■ **RECORDED DATA**
___

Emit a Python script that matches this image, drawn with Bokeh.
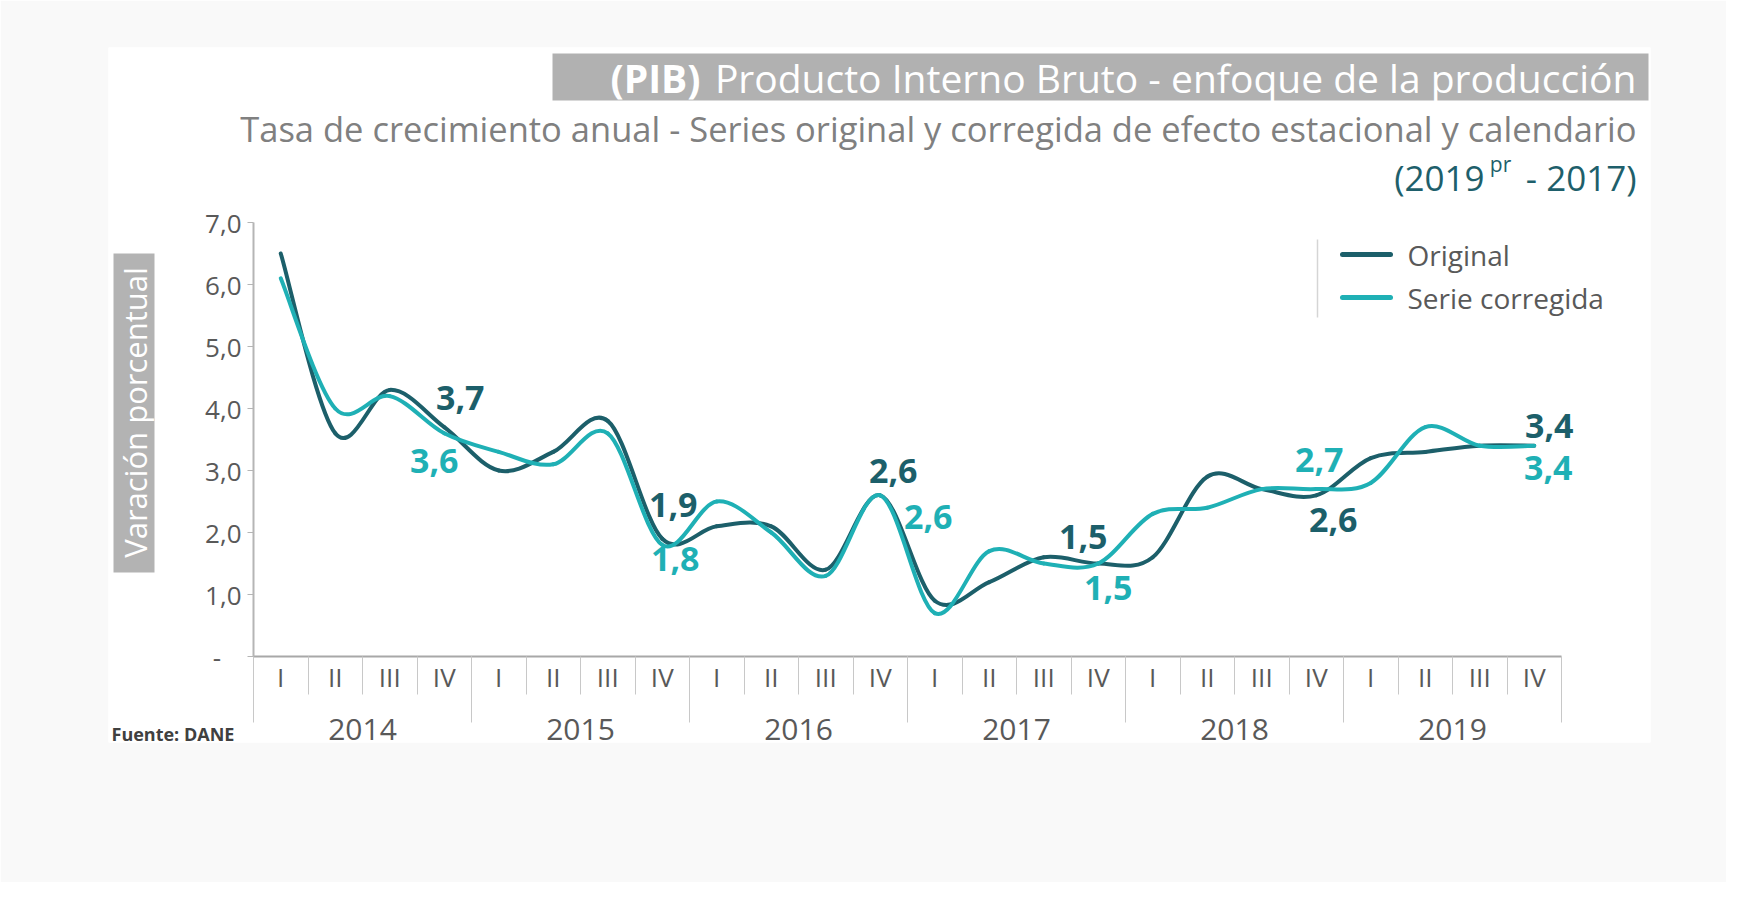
from math import pi
from bokeh.plotting import figure
from bokeh.models import ColumnDataSource, FixedTicker, Range1d
from bokeh.core.properties import value
from bokeh.embed import file_html
from bokeh.resources import INLINE

# ---------------- data ----------------
years = ["2014", "2015", "2016", "2017", "2018", "2019"]
quarters = ["I", "II", "III", "IV"]
original = [6.5, 3.6, 4.3, 3.7, 3.0, 3.3, 3.8, 1.9, 2.1, 2.1, 1.4, 2.6,
            0.9, 1.2, 1.6, 1.5, 1.6, 2.9, 2.7, 2.6, 3.2, 3.3, 3.4, 3.4]
corregida = [6.1, 4.0, 4.2, 3.6, 3.3, 3.1, 3.6, 1.8, 2.5, 2.0, 1.3, 2.6,
             0.7, 1.7, 1.5, 1.5, 2.3, 2.4, 2.7, 2.7, 2.8, 3.7, 3.4, 3.4]
labelled_quarters = [3, 7, 11, 15, 19, 23]
y_ticks = [0, 1, 2, 3, 4, 5, 6, 7]
y_tick_labels = ["-\u00a0\u00a0\u00a0", "1,0", "2,0", "3,0", "4,0", "5,0", "6,0", "7,0"]
legend_labels = ["Original", "Serie corregida"]
title_bold = "(PIB)"
title_rest = "Producto Interno Bruto  - enfoque de la producción"
subtitle = "Tasa de crecimiento anual - Series original y corregida de efecto estacional y calendario"
period_parts = ["(2019", "pr", "- 2017)"]
y_label = "Varación porcentual"
source_note = "Fuente: DANE"

# ---------------- style / layout ----------------
DARK = "#1c5f6a"
LIGHT = "#1fb0b5"
GREY_TXT = "#595959"
PERIOD_COL = "#1e5f6b"
FONT = value("Open Sans")

W, H, PAGE = 1726, 882, 0
FR_L, FR_R, FR_T, FR_B = 108, 1650, 47, 742      # frame in page pixels
X0, XU = 253.0, 54.5                               # page x of x=0, px per quarter
Y0, YU = 656.0, 62.0                               # page y of y=0, px per unit


def px(xp):
    return (xp - X0) / XU


def py(yp):
    return (Y0 - yp) / YU


p = figure(width=W, height=H,
           x_range=Range1d(px(FR_L), px(FR_R)), y_range=Range1d(py(FR_B), py(FR_T)),
           output_backend="svg", toolbar_location=None,
           min_border_left=FR_L - PAGE, min_border_right=PAGE + W - FR_R,
           min_border_top=FR_T - PAGE, min_border_bottom=PAGE + H - FR_B)
p.border_fill_color = "#f9f9f9"
p.background_fill_color = "white"
p.outline_line_color = None
p.xgrid.visible = False
p.ygrid.visible = False

# y axis
ya = p.yaxis[0]
ya.fixed_location = 0
ya.bounds = (0, 7)
ya.ticker = FixedTicker(ticks=y_ticks)
ya.major_label_overrides = dict(zip(y_ticks, y_tick_labels))
ya.axis_line_color = "#b5b5b5"
ya.axis_line_width = 2
ya.major_tick_line_color = "#b5b5b5"
ya.major_tick_out = 6
ya.major_tick_in = 0
ya.minor_tick_line_color = None
ya.major_label_standoff = 6
ya.major_label_text_font = "Open Sans"
ya.major_label_text_font_size = "26px"
ya.major_label_text_color = GREY_TXT

# x axis (separators as ticks)
n = len(original)
xa = p.xaxis[0]
xa.fixed_location = 0
xa.bounds = (0, n)
xa.ticker = FixedTicker(ticks=list(range(0, n + 1, 4)), minor_ticks=list(range(n + 1)))
xa.major_label_overrides = {t: "" for t in range(0, n + 1, 4)}
xa.axis_line_color = "#a8a8a8"
xa.axis_line_width = 2
xa.major_tick_line_color = "#c8c8c8"
xa.minor_tick_line_color = "#c8c8c8"
xa.major_tick_out = 66
xa.major_tick_in = 0
xa.minor_tick_out = 38
xa.minor_tick_in = 0

xs = [i + 0.5 for i in range(n)]

# quarter and year labels
p.text(x=xs, y=[py(676)] * n, text=quarters * len(years), text_font=FONT,
       text_font_size="26px", text_color=GREY_TXT, text_align="center",
       text_baseline="middle")
p.text(x=[4 * k + 2 for k in range(len(years))], y=[py(729)] * len(years), text=years,
       text_font=FONT, text_font_size="30px", text_color=GREY_TXT,
       text_align="center", text_baseline="middle")


# smoothed series (Catmull-Rom style cubic segments through the data points)
def bezier_source(vals):
    d = dict(x0=[], y0=[], x1=[], y1=[], cx0=[], cy0=[], cx1=[], cy1=[])
    for i in range(n - 1):
        a, b = max(i - 1, 0), min(i + 2, n - 1)
        d["x0"].append(xs[i]); d["y0"].append(vals[i])
        d["x1"].append(xs[i + 1]); d["y1"].append(vals[i + 1])
        d["cx0"].append(xs[i] + (xs[i + 1] - xs[a]) / 6)
        d["cy0"].append(vals[i] + (vals[i + 1] - vals[a]) / 6)
        d["cx1"].append(xs[i + 1] - (xs[b] - xs[i]) / 6)
        d["cy1"].append(vals[i + 1] - (vals[b] - vals[i]) / 6)
    return ColumnDataSource(d)


for vals, col in ((original, DARK), (corregida, LIGHT)):
    p.bezier(x0="x0", y0="y0", x1="x1", y1="y1", cx0="cx0", cy0="cy0",
             cx1="cx1", cy1="cy1", source=bezier_source(vals),
             line_color=col, line_width=4, line_cap="round")

# data labels
orig_offsets = [(16, -29), (11, -34), (13, -24), (-15, -27), (17, 25), (15, -20)]
corr_offsets = [(-10, 28), (13, 14), (48, 22), (10, 24), (3, -29), (14, 22)]
for vals, col, offs in ((original, DARK, orig_offsets), (corregida, LIGHT, corr_offsets)):
    src = ColumnDataSource(dict(
        x=[xs[i] for i in labelled_quarters],
        y=[vals[i] for i in labelled_quarters],
        t=[f"{vals[i]:.1f}".replace(".", ",") for i in labelled_quarters],
        dx=[o[0] for o in offs], dy=[o[1] for o in offs]))
    p.text(x="x", y="y", text="t", x_offset="dx", y_offset="dy", source=src,
           text_font=FONT, text_font_style="bold", text_font_size="34px",
           text_color=col, text_align="center", text_baseline="middle")

# legend
p.segment(x0=[px(1317)], y0=[py(239)], x1=[px(1317)], y1=[py(317)],
          line_color="#d5d5d5", line_width=1.5)
leg_y = [py(254), py(297)]
p.segment(x0=[px(1342)] * 2, y0=leg_y, x1=[px(1390)] * 2, y1=leg_y,
          line_color=[DARK, LIGHT], line_width=5, line_cap="round")
p.text(x=[px(1407)] * 2, y=leg_y, text=legend_labels, text_font=FONT,
       text_font_size="28px", text_color=GREY_TXT, text_baseline="middle")

# title block
p.quad(left=[px(552)], right=[px(1648)], top=[py(53)], bottom=[py(100)],
       fill_color="#b1b1b1", line_color=None)
p.text(x=[px(700)], y=[py(77)], text=[title_bold], text_font=FONT,
       text_font_style="bold", text_font_size="39px", text_color="white",
       text_align="right", text_baseline="middle")
p.text(x=[px(1646)], y=[py(77)], text=[title_rest], text_font=FONT,
       text_font_size="39px", text_color="white", text_align="right",
       text_baseline="middle")
p.text(x=[px(1636)], y=[py(128)], text=[subtitle], text_font=FONT,
       text_font_size="34.5px", text_color="#808080", text_align="right",
       text_baseline="middle")
p.text(x=[px(1636)], y=[py(177)], text=[period_parts[2]], text_font=FONT,
       text_font_size="35px", text_color=PERIOD_COL, text_align="right",
       text_baseline="middle")
p.text(x=[px(1500)], y=[py(163)], text=[period_parts[1]], text_font=FONT,
       text_font_size="21px", text_color=PERIOD_COL, text_align="center",
       text_baseline="middle")
p.text(x=[px(1484)], y=[py(177)], text=[period_parts[0]], text_font=FONT,
       text_font_size="35px", text_color=PERIOD_COL, text_align="right",
       text_baseline="middle")

# y label box
p.quad(left=[px(113)], right=[px(154)], top=[py(253)], bottom=[py(572)],
       fill_color="#b3b3b3", line_color=None)
p.text(x=[px(134)], y=[py(412)], text=[y_label], angle=pi / 2, text_font=FONT,
       text_font_size="31px", text_color="white", text_align="center",
       text_baseline="middle")

# source
p.text(x=[px(111)], y=[py(733)], text=[source_note], text_font=FONT,
       text_font_style="bold", text_font_size="18px", text_color="#404040",
       text_baseline="middle")

open("out.html", "w").write(file_html(p, INLINE))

___

■ **TASK DIRECTIONS**
Reproduce exactly the run of lines that opens the listing and closes with the line holding "from bokeh.resources import INLINE". Pictures are excluded.

■ **EXPECTED ANSWER**
Emit a Python script that matches this image, drawn with Bokeh.
from math import pi
from bokeh.plotting import figure
from bokeh.models import ColumnDataSource, FixedTicker, Range1d
from bokeh.core.properties import value
from bokeh.embed import file_html
from bokeh.resources import INLINE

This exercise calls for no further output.